─── Raw data ───

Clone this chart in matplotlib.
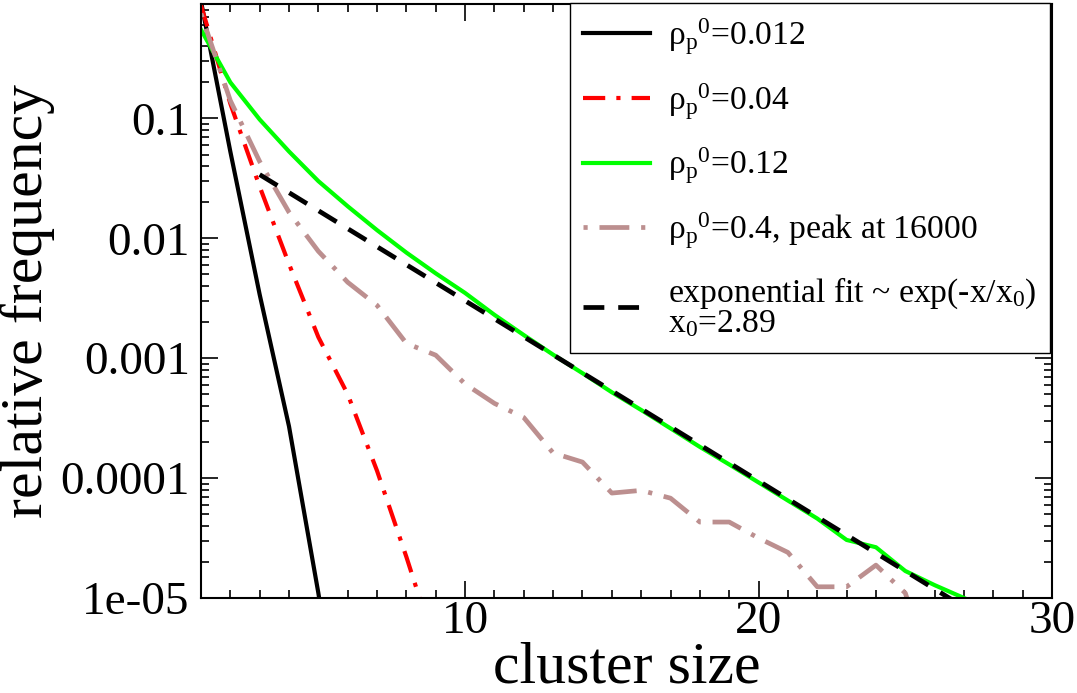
import matplotlib
matplotlib.use("Agg")
import matplotlib.pyplot as plt
from matplotlib.ticker import FixedLocator, FixedFormatter, LogLocator, NullFormatter, MultipleLocator

plt.rcParams['font.family'] = ['Liberation Serif', 'DejaVu Serif']
plt.rcParams['mathtext.fontset'] = 'custom'
plt.rcParams['mathtext.rm'] = 'Liberation Serif'
plt.rcParams['mathtext.it'] = 'Liberation Serif:italic'
plt.rcParams['lines.scale_dashes'] = False

# cluster-size distributions
x_012 = [1, 2, 3, 4, 5, 6]
y_012 = [0.95, 0.053, 0.0034, 0.00027, 1.1e-5, 3e-7]

x_004 = [1, 2, 3, 4, 5, 6, 7, 8, 9]
y_004 = [0.88, 0.133, 0.027, 0.0061, 0.0015, 0.0005, 0.000115, 2.2e-5, 3.8e-6]

x_012b = list(range(1, 28))
y_012b = [0.55, 0.2, 0.098, 0.053, 0.030, 0.0185, 0.0117, 0.0076, 0.0051, 0.0035,
          0.0023, 0.00156, 0.00107, 0.00075, 0.00052, 0.00037, 0.00026, 0.000182,
          0.00013, 9.2e-5, 6.5e-5, 4.6e-5, 3.05e-5, 2.65e-5, 1.68e-5, 1.28e-5, 1.0e-5]

x_04 = list(range(1, 27))
y_04 = [0.75, 0.141, 0.0437, 0.0165, 0.0078, 0.0043, 0.00276, 0.00133, 0.00106, 0.00061,
        0.00042, 0.00032, 0.000162, 0.000136, 7.5e-5, 7.9e-5, 6.8e-5, 4.3e-5, 4.3e-5,
        3.16e-5, 2.4e-5, 1.24e-5, 1.24e-5, 1.88e-5, 1.1e-5, 2e-6]

# end points of the exponential fit (straight on the log axis)
fit_x = [3, 27]
fit_y = [0.034, 8.4e-6]

labels = ['ρ$_\\mathrm{p}{}^\\mathrm{0}$=0.012',
          'ρ$_\\mathrm{p}{}^\\mathrm{0}$=0.04',
          'ρ$_\\mathrm{p}{}^\\mathrm{0}$=0.12',
          'ρ$_\\mathrm{p}{}^\\mathrm{0}$=0.4, peak at 16000',
          'exponential fit ~ exp(-x/x$_\\mathrm{0}$)\nx$_\\mathrm{0}$=2.89']

y_ticks = [1e-5, 1e-4, 1e-3, 1e-2, 1e-1]
y_tick_labels = ['1e-05', '0.0001', '0.001', '0.01', '0.1']
x_ticks = [10, 20, 30]

fig = plt.figure(figsize=(10.77, 6.93), dpi=100)
ax = fig.add_axes([0.1866, 0.1371, 0.7902, 0.8571])

ax.plot(x_012, y_012, color='black', lw=3.0, label=labels[0])
ax.plot(x_004, y_004, color='red', lw=3.0, dashes=(16, 8, 3, 8), label=labels[1])
ax.plot(x_012b, y_012b, color='#00ff00', lw=3.0, label=labels[2])
ax.plot(x_04, y_04, color='#bc8f8f', lw=3.4, dashes=(3, 8.5, 21.5, 8.5), label=labels[3])
ax.plot(fit_x, fit_y, color='black', lw=3.4, dashes=(15, 10), label=labels[4])

ax.set_yscale('log')
ax.set_xlim(1, 30)
ax.set_ylim(1e-5, 0.9)

ax.yaxis.set_major_locator(FixedLocator(y_ticks))
ax.yaxis.set_major_formatter(FixedFormatter(y_tick_labels))
ax.yaxis.set_minor_locator(LogLocator(base=10, subs=range(2, 10), numticks=20))
ax.yaxis.set_minor_formatter(NullFormatter())
ax.xaxis.set_major_locator(FixedLocator(x_ticks))
ax.xaxis.set_minor_locator(MultipleLocator(1))

ax.tick_params(which='both', direction='in', top=True, right=True, labelsize=34)
ax.tick_params(which='major', length=12, width=1.2)
ax.tick_params(which='minor', length=6, width=1.2)
ax.tick_params(axis='y', which='major', pad=8)
ax.tick_params(axis='x', which='major', pad=2)
for sp in ax.spines.values():
    sp.set_linewidth(1.5)

ax.set_xlabel('cluster size', fontsize=43, va='baseline')
ax.xaxis.set_label_coords(0.5, (598 - 683) / 594)
ax.set_ylabel('relative frequency', fontsize=43, labelpad=4)

leg = ax.legend(loc='upper right', bbox_to_anchor=(1050 / 1077, 1 - 3 / 693),
                bbox_transform=fig.transFigure, borderaxespad=0, fontsize=24.2,
                handlelength=2.0, handletextpad=0.53, borderpad=0.4,
                labelspacing=0.72, fancybox=False, framealpha=1)
leg.get_frame().set_edgecolor('black')
leg.get_frame().set_linewidth(1.0)
for t in leg.get_texts():
    t.set_linespacing(0.9)

fig.savefig('out.png', dpi=100)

───

### Problem to solve
Transcribe each line above verbatim, with the pictures left out.

### Solution to this exercise
Clone this chart in matplotlib.
import matplotlib
matplotlib.use("Agg")
import matplotlib.pyplot as plt
from matplotlib.ticker import FixedLocator, FixedFormatter, LogLocator, NullFormatter, MultipleLocator

plt.rcParams['font.family'] = ['Liberation Serif', 'DejaVu Serif']
plt.rcParams['mathtext.fontset'] = 'custom'
plt.rcParams['mathtext.rm'] = 'Liberation Serif'
plt.rcParams['mathtext.it'] = 'Liberation Serif:italic'
plt.rcParams['lines.scale_dashes'] = False

# cluster-size distributions
x_012 = [1, 2, 3, 4, 5, 6]
y_012 = [0.95, 0.053, 0.0034, 0.00027, 1.1e-5, 3e-7]

x_004 = [1, 2, 3, 4, 5, 6, 7, 8, 9]
y_004 = [0.88, 0.133, 0.027, 0.0061, 0.0015, 0.0005, 0.000115, 2.2e-5, 3.8e-6]

x_012b = list(range(1, 28))
y_012b = [0.55, 0.2, 0.098, 0.053, 0.030, 0.0185, 0.0117, 0.0076, 0.0051, 0.0035,
          0.0023, 0.00156, 0.00107, 0.00075, 0.00052, 0.00037, 0.00026, 0.000182,
          0.00013, 9.2e-5, 6.5e-5, 4.6e-5, 3.05e-5, 2.65e-5, 1.68e-5, 1.28e-5, 1.0e-5]

x_04 = list(range(1, 27))
y_04 = [0.75, 0.141, 0.0437, 0.0165, 0.0078, 0.0043, 0.00276, 0.00133, 0.00106, 0.00061,
        0.00042, 0.00032, 0.000162, 0.000136, 7.5e-5, 7.9e-5, 6.8e-5, 4.3e-5, 4.3e-5,
        3.16e-5, 2.4e-5, 1.24e-5, 1.24e-5, 1.88e-5, 1.1e-5, 2e-6]

# end points of the exponential fit (straight on the log axis)
fit_x = [3, 27]
fit_y = [0.034, 8.4e-6]

labels = ['ρ$_\\mathrm{p}{}^\\mathrm{0}$=0.012',
          'ρ$_\\mathrm{p}{}^\\mathrm{0}$=0.04',
          'ρ$_\\mathrm{p}{}^\\mathrm{0}$=0.12',
          'ρ$_\\mathrm{p}{}^\\mathrm{0}$=0.4, peak at 16000',
          'exponential fit ~ exp(-x/x$_\\mathrm{0}$)\nx$_\\mathrm{0}$=2.89']

y_ticks = [1e-5, 1e-4, 1e-3, 1e-2, 1e-1]
y_tick_labels = ['1e-05', '0.0001', '0.001', '0.01', '0.1']
x_ticks = [10, 20, 30]

fig = plt.figure(figsize=(10.77, 6.93), dpi=100)
ax = fig.add_axes([0.1866, 0.1371, 0.7902, 0.8571])

ax.plot(x_012, y_012, color='black', lw=3.0, label=labels[0])
ax.plot(x_004, y_004, color='red', lw=3.0, dashes=(16, 8, 3, 8), label=labels[1])
ax.plot(x_012b, y_012b, color='#00ff00', lw=3.0, label=labels[2])
ax.plot(x_04, y_04, color='#bc8f8f', lw=3.4, dashes=(3, 8.5, 21.5, 8.5), label=labels[3])
ax.plot(fit_x, fit_y, color='black', lw=3.4, dashes=(15, 10), label=labels[4])

ax.set_yscale('log')
ax.set_xlim(1, 30)
ax.set_ylim(1e-5, 0.9)

ax.yaxis.set_major_locator(FixedLocator(y_ticks))
ax.yaxis.set_major_formatter(FixedFormatter(y_tick_labels))
ax.yaxis.set_minor_locator(LogLocator(base=10, subs=range(2, 10), numticks=20))
ax.yaxis.set_minor_formatter(NullFormatter())
ax.xaxis.set_major_locator(FixedLocator(x_ticks))
ax.xaxis.set_minor_locator(MultipleLocator(1))

ax.tick_params(which='both', direction='in', top=True, right=True, labelsize=34)
ax.tick_params(which='major', length=12, width=1.2)
ax.tick_params(which='minor', length=6, width=1.2)
ax.tick_params(axis='y', which='major', pad=8)
ax.tick_params(axis='x', which='major', pad=2)
for sp in ax.spines.values():
    sp.set_linewidth(1.5)

ax.set_xlabel('cluster size', fontsize=43, va='baseline')
ax.xaxis.set_label_coords(0.5, (598 - 683) / 594)
ax.set_ylabel('relative frequency', fontsize=43, labelpad=4)

leg = ax.legend(loc='upper right', bbox_to_anchor=(1050 / 1077, 1 - 3 / 693),
                bbox_transform=fig.transFigure, borderaxespad=0, fontsize=24.2,
                handlelength=2.0, handletextpad=0.53, borderpad=0.4,
                labelspacing=0.72, fancybox=False, framealpha=1)
leg.get_frame().set_edgecolor('black')
leg.get_frame().set_linewidth(1.0)
for t in leg.get_texts():
    t.set_linespacing(0.9)

fig.savefig('out.png', dpi=100)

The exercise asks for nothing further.